We loved our de facto homestays with Pasang’s grandparents. First, in Thumbuk and then later in Khumjung. We spent a total of ten days between the two villages with loads of trekking in between. The kids voted Thumbuk the most peaceful. Most exciting and Peace Corps-esque were the squat toilets, bucket showers and hand laundry. Laundry, and getting it dry in the monsoon, was a group endeavor.

The ingenious door mat is fragrant, compostable and locally made.
Sherpa homes have some distinctive qualities: colorful window frames, potato fields and blue or green roofs. Some of my favorite touches were the gray cats curled up on the earthen stoves, the fantastic meals cooked from the simplest kitchens, the hired monks to bless the fresh-monthly prayer flags, the daily incense, the fragrant door mats but the absolute tell-tale sign is the tall Sherpa flags in the front yards.

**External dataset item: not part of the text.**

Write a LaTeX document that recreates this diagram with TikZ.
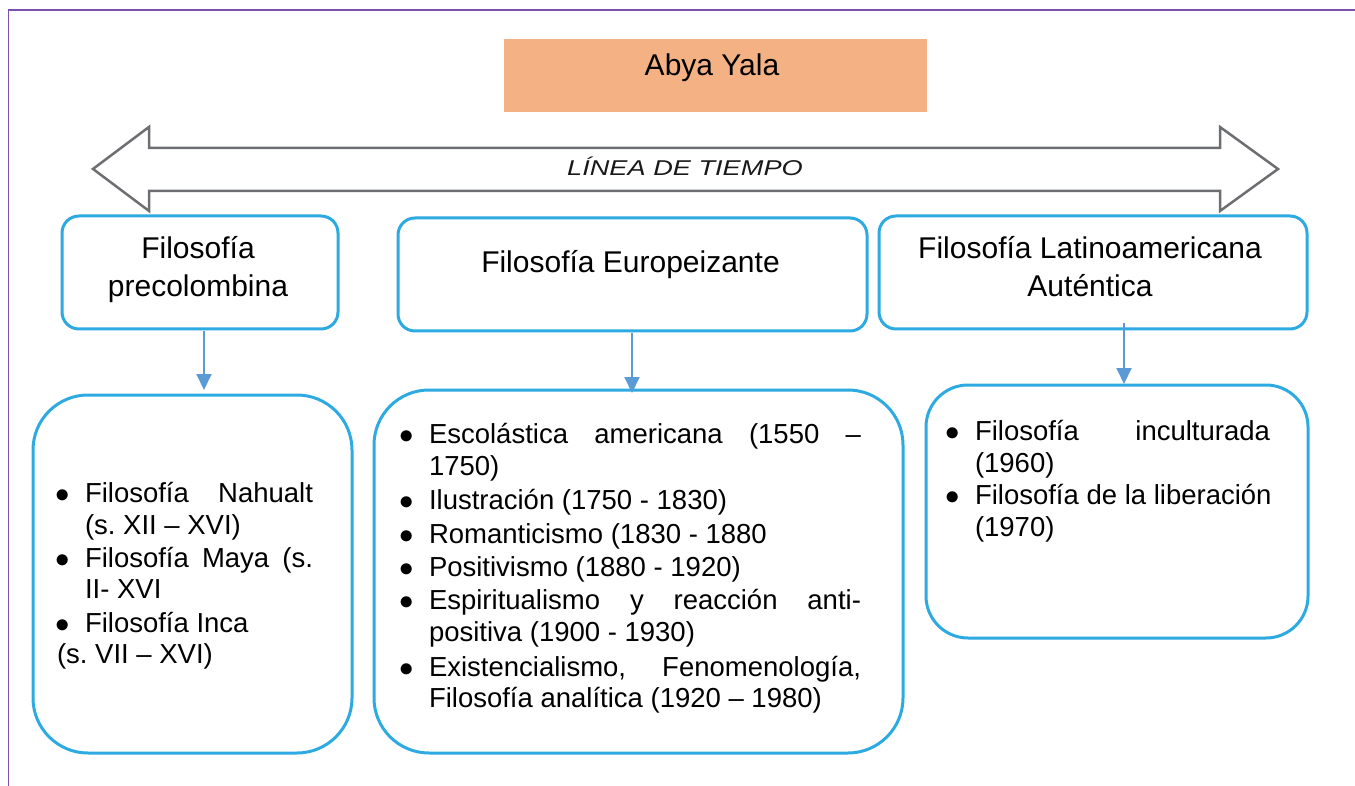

View down the valley from the front door. The defining Sherpa flag pole out front and the detached bathroom.
Pasang’s father’s family lived in Thumbuk which is a small village with a gompa, monastery and a small K-4 school. There is no wifi, no road, nor store to buy staples, but they do have wild pepper tress, pines and herb gardens making any walk through the village an aromatic adventure. The 2015 earthquake caused significant damage here and our adoptive grandparents in Thumbuk spent a year living under a tarp and wood shed until their house could be rebuilt.

Our cozy upstairs quarters.
Most meals are farm-to-table at their finest. We helped grandmother dig some potatoes and had them boiled up with chili-pepper sauce for dinner. Garlic chives, cilantro and wild pepper season just about every meal. (These local peppers are a mix of our black pepper and spicy pepper and more than a quarter teaspoon with make your mouth totally numb for about five minutes. Will and I were slightly obsessed and urged each other on with the pepper sauce.) The whole wheat flour is grown locally, milled locally, and helped make our chapatis, momo’s and dumplings for Sherpa stew. Bring on the gluten!

Chimi, the cat, always staying warm by the stove.
All this time without connectivity, mirrors, stores or roads is some of what Will and I were hoping from this gift of a year away. The daily simplicity of our Sherpa home is what so many Americans crave. There’s an excuse to be unresponsive on email and the only to-do list is taking care of what’s important: food, family, friends and maintaining health.